## Task objective
Write out every entry precisely as given, leaving the pictures out.

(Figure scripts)

>>>

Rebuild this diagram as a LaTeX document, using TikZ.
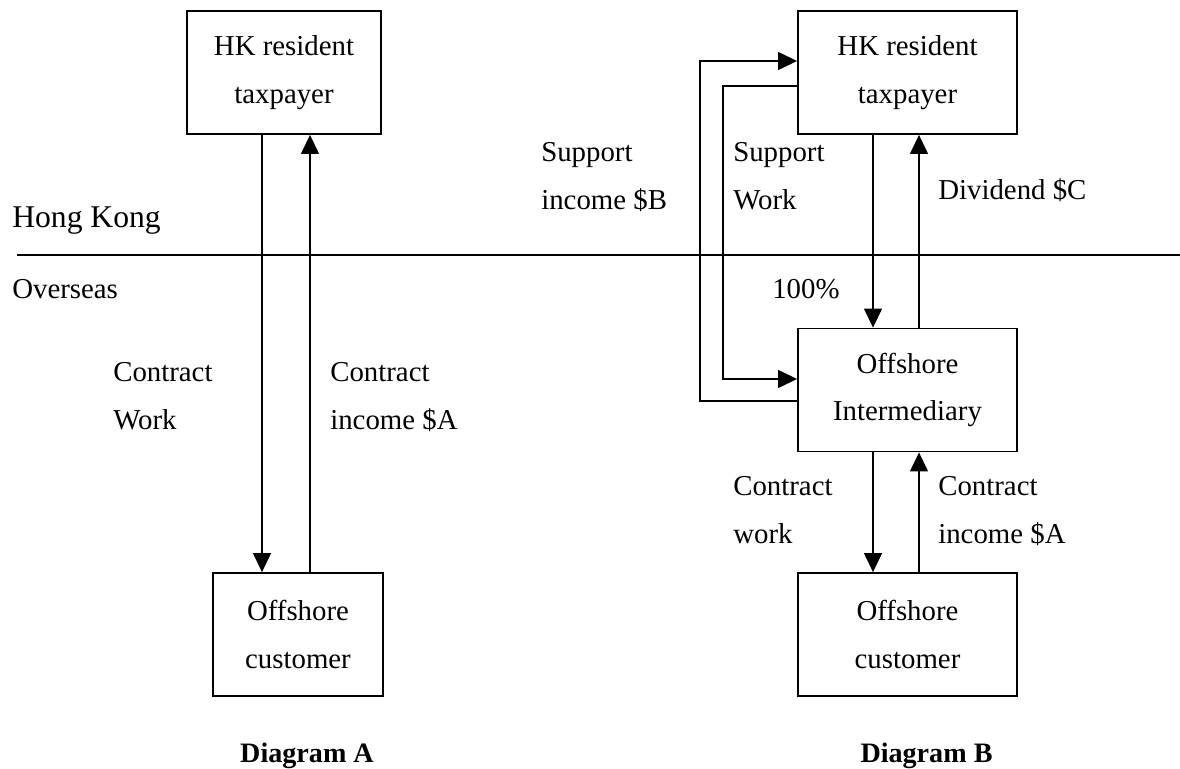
\documentclass[tikz,border=0pt]{standalone}
\usepackage{fontspec}
\setmainfont{Liberation Serif}
\usetikzlibrary{arrows.meta,positioning}

\begin{document}
\begin{tikzpicture}[
    x=0.025cm, y=-0.025cm,
    partybox/.style={rectangle, draw=black, line width=1.3pt, fill=white, align=center, minimum height=3.075cm, font=\fontsize{20.5}{34}\selectfont},
    note/.style={align=left, inner sep=0pt, anchor=base west, font=\fontsize{20.5}{34}\selectfont},
    region/.style={inner sep=0pt, anchor=base west},
    caption/.style={inner sep=0pt, anchor=base, font=\fontsize{20}{24}\selectfont\bfseries},
    flow/.style={-{Triangle[length=13.5pt, width=12.8pt]}, line width=0.9pt}
]
\useasboundingbox (0,0) rectangle (1180,769);

% === Hong Kong / overseas divide ===
\coordinate (divL) at (17,255);
\coordinate (divR) at (1180,255);
\draw[line width=0.9pt] (divL) -- (divR);
\node[region, font=\fontsize{22.5}{27}\selectfont] (hk) at (12,227) {Hong Kong};
\node[region, font=\fontsize{20.5}{25}\selectfont] (overseas) at (12,298) {Overseas};

% === DIAGRAM A ===
\node[partybox, minimum width=4.85cm] (hkA) at (284,72.5) {HK resident\\taxpayer};
\node[partybox, minimum width=4.25cm] (custA) at (298,634.5) {Offshore\\customer};

\draw[flow] (hkA.south -| 262,0) -- (custA.north -| 262,0);
\draw[flow] (custA.north -| 310,0) -- (hkA.south -| 310,0);

% two-line notes sit on the baseline of their last line
\node[note] (workA) at (113,429) {Contract\\Work};
\node[note] (incomeA) at (330,429) {Contract\\income \$A};

\node[caption] (capA) at (307,762) {Diagram A};

% === DIAGRAM B ===
\node[partybox, minimum width=5.475cm] (hkB) at (907.5,72.5) {HK resident\\taxpayer};
\node[partybox, minimum width=5.475cm] (interB) at (907.5,390) {Offshore\\Intermediary};
\node[partybox, minimum width=5.475cm] (custB) at (907.5,634.5) {Offshore\\customer};

% shareholding and dividend
\draw[flow] (hkB.south -| 873,0) -- (interB.north -| 873,0);
\draw[flow] (interB.north -| 919,0) -- (hkB.south -| 919,0);
% contract work and income
\draw[flow] (interB.south -| 873,0) -- (custB.north -| 873,0);
\draw[flow] (custB.north -| 919,0) -- (interB.south -| 919,0);
% support loops on the left
\draw[flow] (interB.west |- 0,401) -- ++(-97,0) |- (hkB.west |- 0,61);
\draw[flow] (hkB.west |- 0,86) -- ++(-74,0) |- (interB.west |- 0,379);

\node[note] (supincome) at (541,209) {Support\\income \$B};
\node[note] (supwork) at (733,209) {Support\\Work};
\node[note] (dividend) at (938,199) {Dividend \$C};
\node[note] (share) at (772,298) {100\%};
\node[note] (workB) at (733,543) {Contract\\work};
\node[note] (incomeB) at (938,543) {Contract\\income \$A};

\node[caption] (capB) at (926.5,762) {Diagram B};

\end{tikzpicture}
\end{document}
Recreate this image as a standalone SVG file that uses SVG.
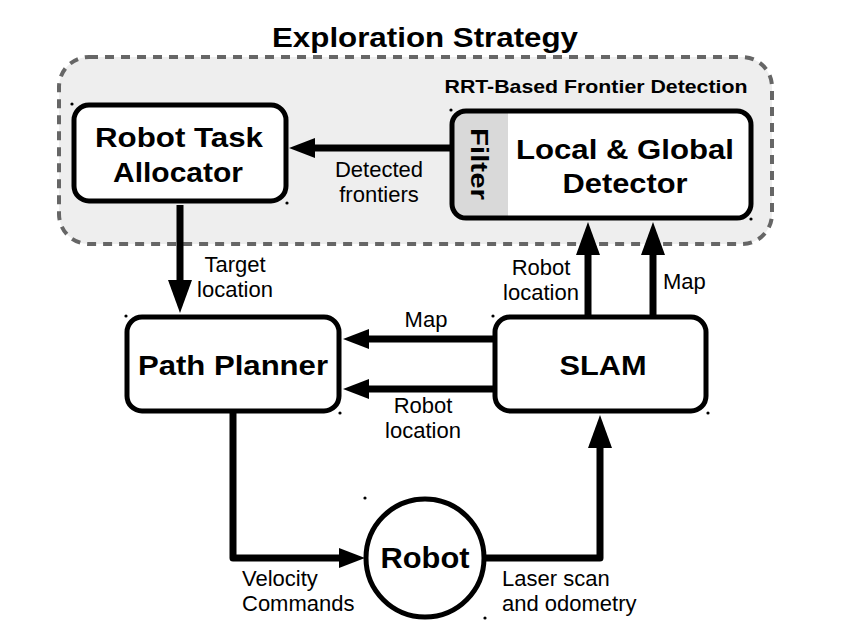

<<<

## Task solution
Rebuild this diagram as a LaTeX document, using TikZ.
\documentclass[tikz,border=0pt]{standalone}
\usepackage{fontspec}
\setmainfont{Liberation Serif}
\usetikzlibrary{arrows.meta,positioning}

\begin{document}
\begin{tikzpicture}[
    x=0.025cm, y=-0.025cm,
    partybox/.style={rectangle, draw=black, line width=1.3pt, fill=white, align=center, minimum height=3.075cm, font=\fontsize{20.5}{34}\selectfont},
    note/.style={align=left, inner sep=0pt, anchor=base west, font=\fontsize{20.5}{34}\selectfont},
    region/.style={inner sep=0pt, anchor=base west},
    caption/.style={inner sep=0pt, anchor=base, font=\fontsize{20}{24}\selectfont\bfseries},
    flow/.style={-{Triangle[length=13.5pt, width=12.8pt]}, line width=0.9pt}
]
\useasboundingbox (0,0) rectangle (1180,769);

% === Hong Kong / overseas divide ===
\coordinate (divL) at (17,255);
\coordinate (divR) at (1180,255);
\draw[line width=0.9pt] (divL) -- (divR);
\node[region, font=\fontsize{22.5}{27}\selectfont] (hk) at (12,227) {Hong Kong};
\node[region, font=\fontsize{20.5}{25}\selectfont] (overseas) at (12,298) {Overseas};

% === DIAGRAM A ===
\node[partybox, minimum width=4.85cm] (hkA) at (284,72.5) {HK resident\\taxpayer};
\node[partybox, minimum width=4.25cm] (custA) at (298,634.5) {Offshore\\customer};

\draw[flow] (hkA.south -| 262,0) -- (custA.north -| 262,0);
\draw[flow] (custA.north -| 310,0) -- (hkA.south -| 310,0);

% two-line notes sit on the baseline of their last line
\node[note] (workA) at (113,429) {Contract\\Work};
\node[note] (incomeA) at (330,429) {Contract\\income \$A};

\node[caption] (capA) at (307,762) {Diagram A};

% === DIAGRAM B ===
\node[partybox, minimum width=5.475cm] (hkB) at (907.5,72.5) {HK resident\\taxpayer};
\node[partybox, minimum width=5.475cm] (interB) at (907.5,390) {Offshore\\Intermediary};
\node[partybox, minimum width=5.475cm] (custB) at (907.5,634.5) {Offshore\\customer};

% shareholding and dividend
\draw[flow] (hkB.south -| 873,0) -- (interB.north -| 873,0);
\draw[flow] (interB.north -| 919,0) -- (hkB.south -| 919,0);
% contract work and income
\draw[flow] (interB.south -| 873,0) -- (custB.north -| 873,0);
\draw[flow] (custB.north -| 919,0) -- (interB.south -| 919,0);
% support loops on the left
\draw[flow] (interB.west |- 0,401) -- ++(-97,0) |- (hkB.west |- 0,61);
\draw[flow] (hkB.west |- 0,86) -- ++(-74,0) |- (interB.west |- 0,379);

\node[note] (supincome) at (541,209) {Support\\income \$B};
\node[note] (supwork) at (733,209) {Support\\Work};
\node[note] (dividend) at (938,199) {Dividend \$C};
\node[note] (share) at (772,298) {100\%};
\node[note] (workB) at (733,543) {Contract\\work};
\node[note] (incomeB) at (938,543) {Contract\\income \$A};

\node[caption] (capB) at (926.5,762) {Diagram B};

\end{tikzpicture}
\end{document}
Recreate this image as a standalone SVG file that uses SVG.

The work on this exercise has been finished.